DEA Special Agent David Howell alleges that investigators allowed at least 1.8 million fentanyl pills to be delivered without seizure during a major New Mexico probe. Howell says he observed specific deliveries of 150,000 and 50,000 pills that were not intercepted. His blunt verdict: “We poisoned our community to make cases.” Those are not small numbers and fentanyl is not a garden-variety drug — a few milligrams can kill, which makes this different from letting a kilo of cocaine sit for the sake of an indictment.

DOJ reviews, agency pushback, and the whistleblower’s trouble

The Justice Department’s Office of Professional Responsibility reviewed the operation and concluded in 2024 that the investigators’ choices were reasonable and did not pose a “specific danger to public health.” The Office of Special Counsel later transmitted that finding and said the report “appears reasonable.” The DEA, for its part, says claims that agents knowingly let fentanyl reach communities are false and that the work involved court-approved wiretaps and real-time surveillance. But Howell says he faced retaliation — shifted to desk duty, given poor evaluations and barred from testifying in federal court after raising concerns. That makes many wonder: if you warn about a public hazard and get sidelined, who really protects the public?

Why this matters: fentanyl, Fast and Furious echoes, and the need for oversight

Fentanyl’s lethality changes the math. Unlike older drug-surveillance tactics, where officers could often trace or recover contraband, letting fentanyl “walk” risks immediate death on the street. Critics rightly point to the historical lesson of Fast and Furious — when the government allowed weapons to move and then tried to explain the fallout. If DOJ and prosecutors prioritize headline-making racketeering cases over saving lives, that is a policy failure, not clever policing. The remedy is not more secrecy and internal memos. It is accountability: an independent DOJ OIG review, congressional hearings from the Senate Judiciary Committee, and a clear public accounting of how many pills were unaccounted for and where they went.

Bottom line: transparency, protection for whistleblowers, and real accountability

This story should be a wake-up call.
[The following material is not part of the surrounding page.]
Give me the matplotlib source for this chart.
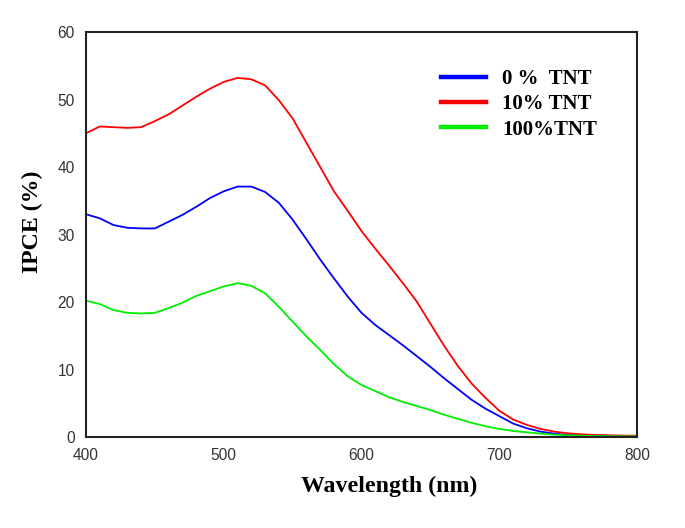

Law enforcement must pursue major traffickers, but not on the backs of the very communities they are sworn to protect. Congress and the Justice Department should open a transparent, outside investigation now, protect whistleblowers like Howell from retaliation, and require DOJ to publish the operational rules used when fentanyl is involved. Otherwise the American people are left to choose between law-enforcement theater and public safety — and that’s a bad choice to give them. If authorities hoped burying this would calm things down, they misread the public: people want safety, truth, and somebody willing to say plainly what went wrong.